GIVEN DATA:

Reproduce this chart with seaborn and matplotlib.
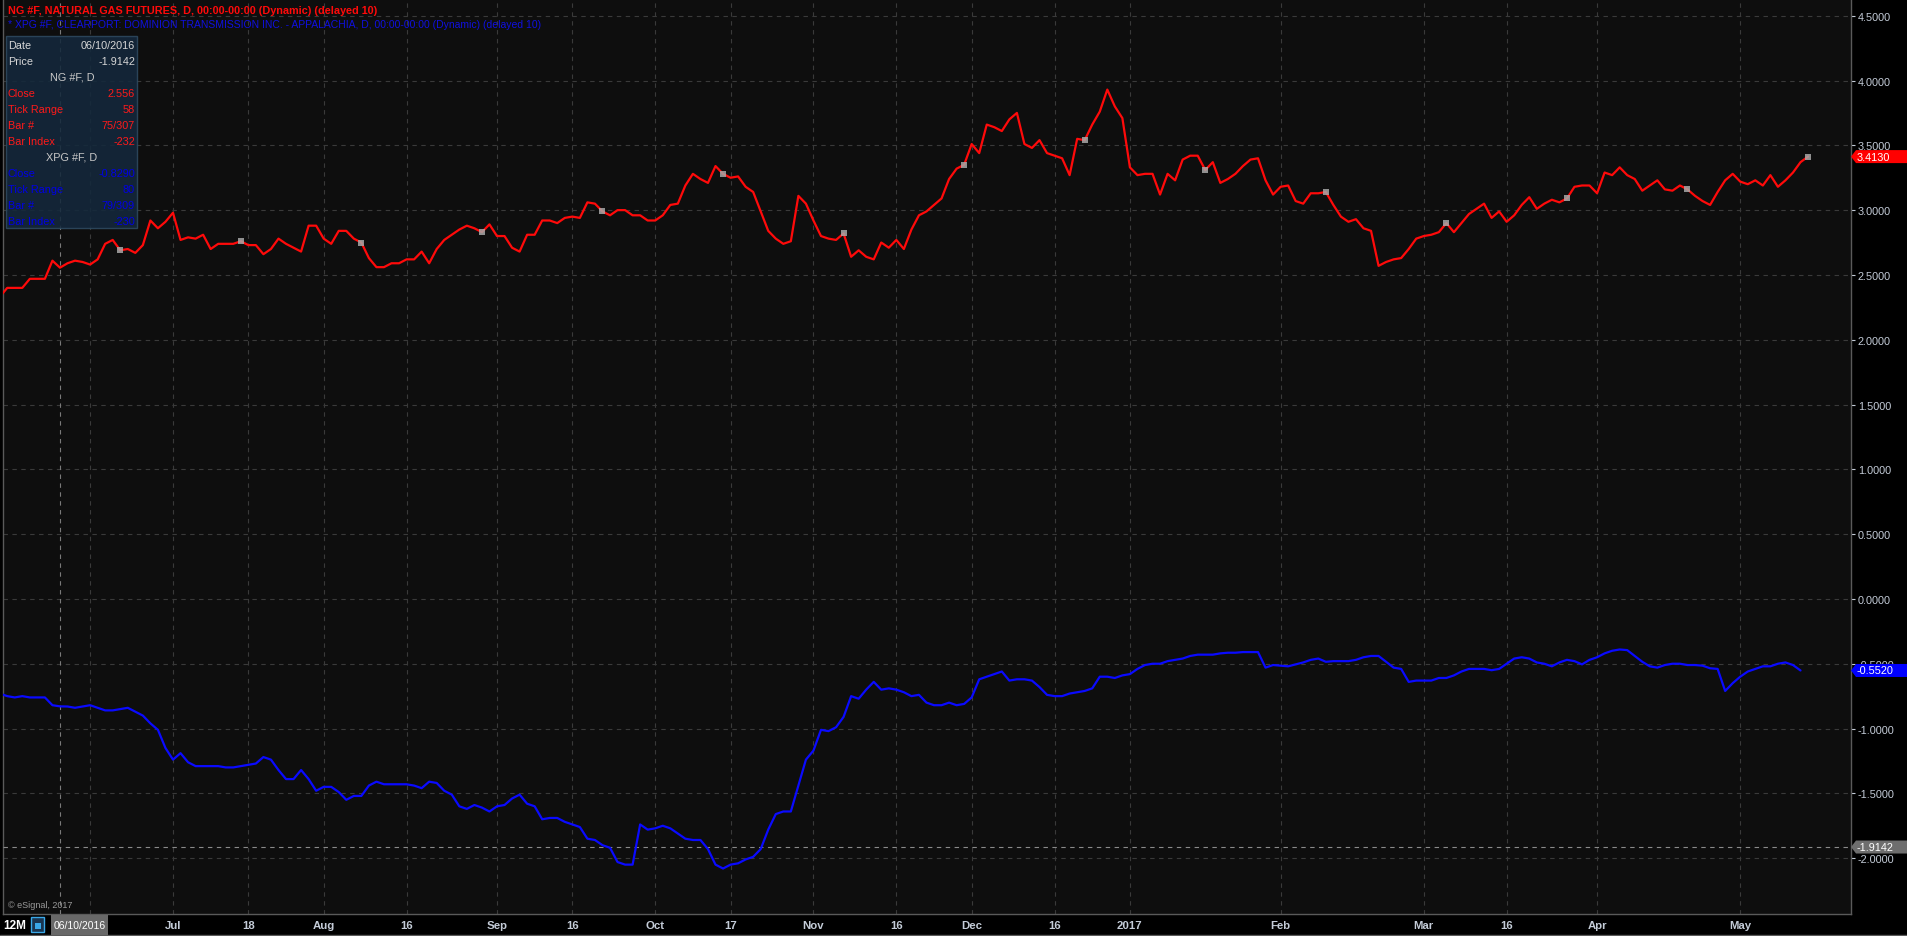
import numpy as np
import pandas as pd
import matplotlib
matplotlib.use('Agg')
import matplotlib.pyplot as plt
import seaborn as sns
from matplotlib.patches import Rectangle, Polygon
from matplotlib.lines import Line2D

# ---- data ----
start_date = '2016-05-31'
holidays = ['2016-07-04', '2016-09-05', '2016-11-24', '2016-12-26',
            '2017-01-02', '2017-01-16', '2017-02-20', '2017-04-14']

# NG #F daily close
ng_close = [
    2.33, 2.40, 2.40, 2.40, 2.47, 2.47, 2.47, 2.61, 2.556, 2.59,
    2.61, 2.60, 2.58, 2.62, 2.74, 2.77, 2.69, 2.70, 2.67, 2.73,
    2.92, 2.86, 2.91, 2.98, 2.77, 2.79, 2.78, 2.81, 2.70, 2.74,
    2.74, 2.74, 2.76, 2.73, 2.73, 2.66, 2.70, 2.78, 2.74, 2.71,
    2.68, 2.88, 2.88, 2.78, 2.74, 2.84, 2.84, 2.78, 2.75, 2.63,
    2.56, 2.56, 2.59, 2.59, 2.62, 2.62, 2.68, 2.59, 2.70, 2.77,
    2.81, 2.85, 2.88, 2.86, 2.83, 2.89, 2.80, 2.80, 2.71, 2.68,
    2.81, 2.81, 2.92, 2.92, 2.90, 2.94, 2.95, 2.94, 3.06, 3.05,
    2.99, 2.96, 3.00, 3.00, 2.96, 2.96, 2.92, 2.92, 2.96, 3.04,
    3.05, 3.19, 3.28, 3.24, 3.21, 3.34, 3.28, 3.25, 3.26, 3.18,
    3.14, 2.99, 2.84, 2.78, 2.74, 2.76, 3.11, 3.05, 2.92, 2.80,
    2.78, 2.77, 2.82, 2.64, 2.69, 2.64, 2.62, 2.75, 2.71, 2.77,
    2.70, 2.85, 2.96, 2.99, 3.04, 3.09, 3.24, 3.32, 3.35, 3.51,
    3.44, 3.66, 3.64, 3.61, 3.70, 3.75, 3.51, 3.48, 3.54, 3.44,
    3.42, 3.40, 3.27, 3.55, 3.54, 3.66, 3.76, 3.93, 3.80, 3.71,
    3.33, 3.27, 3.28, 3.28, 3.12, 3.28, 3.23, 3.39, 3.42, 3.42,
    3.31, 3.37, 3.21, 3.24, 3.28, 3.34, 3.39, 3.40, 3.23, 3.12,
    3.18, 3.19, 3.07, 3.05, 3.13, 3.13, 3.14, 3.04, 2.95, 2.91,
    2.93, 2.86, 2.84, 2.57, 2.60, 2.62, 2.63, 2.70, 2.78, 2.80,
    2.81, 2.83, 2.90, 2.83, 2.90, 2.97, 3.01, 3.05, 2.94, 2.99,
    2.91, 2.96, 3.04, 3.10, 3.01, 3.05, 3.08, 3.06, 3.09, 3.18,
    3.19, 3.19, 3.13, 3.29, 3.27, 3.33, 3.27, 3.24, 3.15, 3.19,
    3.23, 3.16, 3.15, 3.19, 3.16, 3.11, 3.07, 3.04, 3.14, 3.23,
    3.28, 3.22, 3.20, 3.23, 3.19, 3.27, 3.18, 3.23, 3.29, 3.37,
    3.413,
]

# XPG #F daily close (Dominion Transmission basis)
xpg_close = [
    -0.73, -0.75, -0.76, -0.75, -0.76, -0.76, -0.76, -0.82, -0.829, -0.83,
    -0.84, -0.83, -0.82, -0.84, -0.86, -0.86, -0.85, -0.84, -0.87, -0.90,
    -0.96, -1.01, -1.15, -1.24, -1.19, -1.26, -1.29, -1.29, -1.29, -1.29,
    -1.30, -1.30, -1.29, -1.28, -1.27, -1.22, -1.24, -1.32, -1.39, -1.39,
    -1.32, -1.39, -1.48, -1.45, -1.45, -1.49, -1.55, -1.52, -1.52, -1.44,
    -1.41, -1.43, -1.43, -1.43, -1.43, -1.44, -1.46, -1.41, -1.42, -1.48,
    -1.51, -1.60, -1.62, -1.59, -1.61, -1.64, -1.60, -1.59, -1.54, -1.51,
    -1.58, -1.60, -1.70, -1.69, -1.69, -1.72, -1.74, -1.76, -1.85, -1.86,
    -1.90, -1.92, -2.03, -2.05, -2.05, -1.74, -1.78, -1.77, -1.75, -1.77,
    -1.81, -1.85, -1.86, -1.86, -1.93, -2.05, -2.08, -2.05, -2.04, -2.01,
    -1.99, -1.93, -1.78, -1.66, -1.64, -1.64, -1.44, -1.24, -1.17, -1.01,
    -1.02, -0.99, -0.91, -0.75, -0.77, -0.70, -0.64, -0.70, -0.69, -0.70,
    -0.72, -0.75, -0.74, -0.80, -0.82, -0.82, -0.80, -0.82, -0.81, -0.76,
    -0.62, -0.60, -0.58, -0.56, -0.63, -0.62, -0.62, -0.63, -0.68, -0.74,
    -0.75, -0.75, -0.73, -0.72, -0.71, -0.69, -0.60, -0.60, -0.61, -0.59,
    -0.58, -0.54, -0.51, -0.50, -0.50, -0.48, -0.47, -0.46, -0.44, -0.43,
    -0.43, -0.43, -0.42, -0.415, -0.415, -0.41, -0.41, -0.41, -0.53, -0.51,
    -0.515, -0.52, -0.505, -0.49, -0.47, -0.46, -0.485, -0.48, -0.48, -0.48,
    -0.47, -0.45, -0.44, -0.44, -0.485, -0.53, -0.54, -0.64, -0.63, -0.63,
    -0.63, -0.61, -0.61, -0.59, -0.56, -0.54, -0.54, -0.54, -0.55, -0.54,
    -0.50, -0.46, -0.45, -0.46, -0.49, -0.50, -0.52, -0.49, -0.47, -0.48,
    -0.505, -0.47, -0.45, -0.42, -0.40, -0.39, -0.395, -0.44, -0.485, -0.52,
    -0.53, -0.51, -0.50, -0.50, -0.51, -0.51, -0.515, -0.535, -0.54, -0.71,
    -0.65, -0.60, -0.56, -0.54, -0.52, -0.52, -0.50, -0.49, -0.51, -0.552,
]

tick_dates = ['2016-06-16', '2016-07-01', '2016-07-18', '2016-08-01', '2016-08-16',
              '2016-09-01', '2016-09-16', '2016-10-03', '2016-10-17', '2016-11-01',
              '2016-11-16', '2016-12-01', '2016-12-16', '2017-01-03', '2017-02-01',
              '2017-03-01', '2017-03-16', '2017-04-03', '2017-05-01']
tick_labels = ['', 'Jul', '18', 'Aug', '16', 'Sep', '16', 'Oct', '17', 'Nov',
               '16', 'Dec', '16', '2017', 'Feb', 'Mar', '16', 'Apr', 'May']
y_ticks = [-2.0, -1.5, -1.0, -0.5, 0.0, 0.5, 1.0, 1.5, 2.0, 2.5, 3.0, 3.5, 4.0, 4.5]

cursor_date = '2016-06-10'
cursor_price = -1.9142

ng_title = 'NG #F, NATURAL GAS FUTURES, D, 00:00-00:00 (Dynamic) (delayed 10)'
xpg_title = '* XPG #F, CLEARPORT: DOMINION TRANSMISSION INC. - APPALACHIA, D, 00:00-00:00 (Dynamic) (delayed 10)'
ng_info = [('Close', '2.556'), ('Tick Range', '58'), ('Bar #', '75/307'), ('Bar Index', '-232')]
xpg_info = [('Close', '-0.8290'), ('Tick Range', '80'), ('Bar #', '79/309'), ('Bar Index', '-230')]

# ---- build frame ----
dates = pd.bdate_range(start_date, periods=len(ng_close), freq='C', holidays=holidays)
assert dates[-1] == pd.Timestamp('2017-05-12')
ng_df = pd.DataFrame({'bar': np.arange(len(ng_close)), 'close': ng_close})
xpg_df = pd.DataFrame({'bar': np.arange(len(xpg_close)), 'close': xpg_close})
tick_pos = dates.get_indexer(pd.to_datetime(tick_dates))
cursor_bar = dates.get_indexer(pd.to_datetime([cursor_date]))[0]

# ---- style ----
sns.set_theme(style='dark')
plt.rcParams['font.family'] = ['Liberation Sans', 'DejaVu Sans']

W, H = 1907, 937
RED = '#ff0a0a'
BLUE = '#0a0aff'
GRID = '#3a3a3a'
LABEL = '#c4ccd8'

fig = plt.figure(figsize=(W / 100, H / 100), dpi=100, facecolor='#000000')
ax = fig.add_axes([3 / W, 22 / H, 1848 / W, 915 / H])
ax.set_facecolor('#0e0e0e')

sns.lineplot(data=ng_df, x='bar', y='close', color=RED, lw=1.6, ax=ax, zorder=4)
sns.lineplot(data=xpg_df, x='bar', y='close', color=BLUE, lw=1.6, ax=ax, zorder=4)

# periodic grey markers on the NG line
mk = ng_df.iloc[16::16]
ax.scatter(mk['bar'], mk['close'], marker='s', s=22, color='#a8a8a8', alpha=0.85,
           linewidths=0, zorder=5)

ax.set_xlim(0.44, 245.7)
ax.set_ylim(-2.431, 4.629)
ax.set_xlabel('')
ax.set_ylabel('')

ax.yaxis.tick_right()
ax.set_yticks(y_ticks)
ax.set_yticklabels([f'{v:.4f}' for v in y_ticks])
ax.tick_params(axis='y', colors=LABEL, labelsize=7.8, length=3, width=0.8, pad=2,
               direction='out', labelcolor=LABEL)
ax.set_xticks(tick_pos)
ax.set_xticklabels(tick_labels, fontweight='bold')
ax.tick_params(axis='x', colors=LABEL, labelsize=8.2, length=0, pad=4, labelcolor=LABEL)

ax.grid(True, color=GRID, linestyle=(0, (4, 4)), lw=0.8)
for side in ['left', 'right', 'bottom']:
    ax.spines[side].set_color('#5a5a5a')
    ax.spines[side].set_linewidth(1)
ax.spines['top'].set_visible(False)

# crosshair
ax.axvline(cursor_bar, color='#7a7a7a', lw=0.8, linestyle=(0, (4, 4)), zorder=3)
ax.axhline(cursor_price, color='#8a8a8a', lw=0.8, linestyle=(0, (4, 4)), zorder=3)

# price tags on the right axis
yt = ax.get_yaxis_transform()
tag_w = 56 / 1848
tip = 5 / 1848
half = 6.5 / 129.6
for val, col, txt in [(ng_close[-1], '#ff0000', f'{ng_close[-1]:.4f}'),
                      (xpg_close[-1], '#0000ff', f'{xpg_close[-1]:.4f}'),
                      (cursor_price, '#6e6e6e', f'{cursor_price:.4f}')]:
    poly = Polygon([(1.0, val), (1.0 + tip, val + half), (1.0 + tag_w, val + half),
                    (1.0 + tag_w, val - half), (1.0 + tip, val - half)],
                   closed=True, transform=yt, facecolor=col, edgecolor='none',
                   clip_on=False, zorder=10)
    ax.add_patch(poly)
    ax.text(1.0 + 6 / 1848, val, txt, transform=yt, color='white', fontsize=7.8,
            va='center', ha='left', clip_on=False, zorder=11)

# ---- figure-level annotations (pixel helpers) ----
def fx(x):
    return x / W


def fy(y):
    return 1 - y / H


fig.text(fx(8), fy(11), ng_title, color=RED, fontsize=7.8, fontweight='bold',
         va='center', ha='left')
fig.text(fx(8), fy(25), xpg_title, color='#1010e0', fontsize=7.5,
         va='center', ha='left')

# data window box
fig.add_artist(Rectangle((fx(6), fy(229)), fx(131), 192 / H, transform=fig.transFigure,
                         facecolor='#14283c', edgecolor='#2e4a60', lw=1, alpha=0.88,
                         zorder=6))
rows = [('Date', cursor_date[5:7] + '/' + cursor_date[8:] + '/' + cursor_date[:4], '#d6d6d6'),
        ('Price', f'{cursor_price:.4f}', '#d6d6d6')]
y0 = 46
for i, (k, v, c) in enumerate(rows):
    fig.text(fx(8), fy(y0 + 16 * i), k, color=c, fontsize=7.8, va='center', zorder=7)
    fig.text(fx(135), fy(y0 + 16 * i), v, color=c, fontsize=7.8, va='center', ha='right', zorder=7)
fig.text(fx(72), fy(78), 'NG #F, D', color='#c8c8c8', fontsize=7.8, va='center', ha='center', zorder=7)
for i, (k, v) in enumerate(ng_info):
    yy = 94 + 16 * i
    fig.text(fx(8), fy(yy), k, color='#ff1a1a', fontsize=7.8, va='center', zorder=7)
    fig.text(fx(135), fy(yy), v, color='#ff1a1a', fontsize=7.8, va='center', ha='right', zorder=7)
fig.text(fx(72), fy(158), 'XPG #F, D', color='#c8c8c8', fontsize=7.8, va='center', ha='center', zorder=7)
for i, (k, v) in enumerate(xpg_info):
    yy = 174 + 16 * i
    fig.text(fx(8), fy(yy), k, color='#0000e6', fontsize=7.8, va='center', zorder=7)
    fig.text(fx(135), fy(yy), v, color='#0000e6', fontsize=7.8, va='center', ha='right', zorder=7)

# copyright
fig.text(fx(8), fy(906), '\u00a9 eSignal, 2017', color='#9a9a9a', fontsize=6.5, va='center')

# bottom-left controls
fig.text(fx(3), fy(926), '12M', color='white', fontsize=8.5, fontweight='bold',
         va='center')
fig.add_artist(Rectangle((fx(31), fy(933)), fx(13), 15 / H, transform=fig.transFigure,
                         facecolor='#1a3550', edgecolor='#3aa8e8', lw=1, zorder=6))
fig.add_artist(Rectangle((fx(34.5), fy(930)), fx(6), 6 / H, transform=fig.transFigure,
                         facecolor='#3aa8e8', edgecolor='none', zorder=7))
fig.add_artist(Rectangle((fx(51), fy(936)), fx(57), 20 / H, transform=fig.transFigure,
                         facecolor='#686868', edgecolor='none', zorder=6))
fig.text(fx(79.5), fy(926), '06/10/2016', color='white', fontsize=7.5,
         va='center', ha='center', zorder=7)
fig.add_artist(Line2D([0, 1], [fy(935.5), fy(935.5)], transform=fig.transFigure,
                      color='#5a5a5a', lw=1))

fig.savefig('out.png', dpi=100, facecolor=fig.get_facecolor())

STATED EXERCISE:
Begin at the first line of the data above and repeat each line exactly, stopping after the line containing "from matplotlib.lines import Line2D". Omit the pictures.

SOLVED PROBLEM:
Reproduce this chart with seaborn and matplotlib.
import numpy as np
import pandas as pd
import matplotlib
matplotlib.use('Agg')
import matplotlib.pyplot as plt
import seaborn as sns
from matplotlib.patches import Rectangle, Polygon
from matplotlib.lines import Line2D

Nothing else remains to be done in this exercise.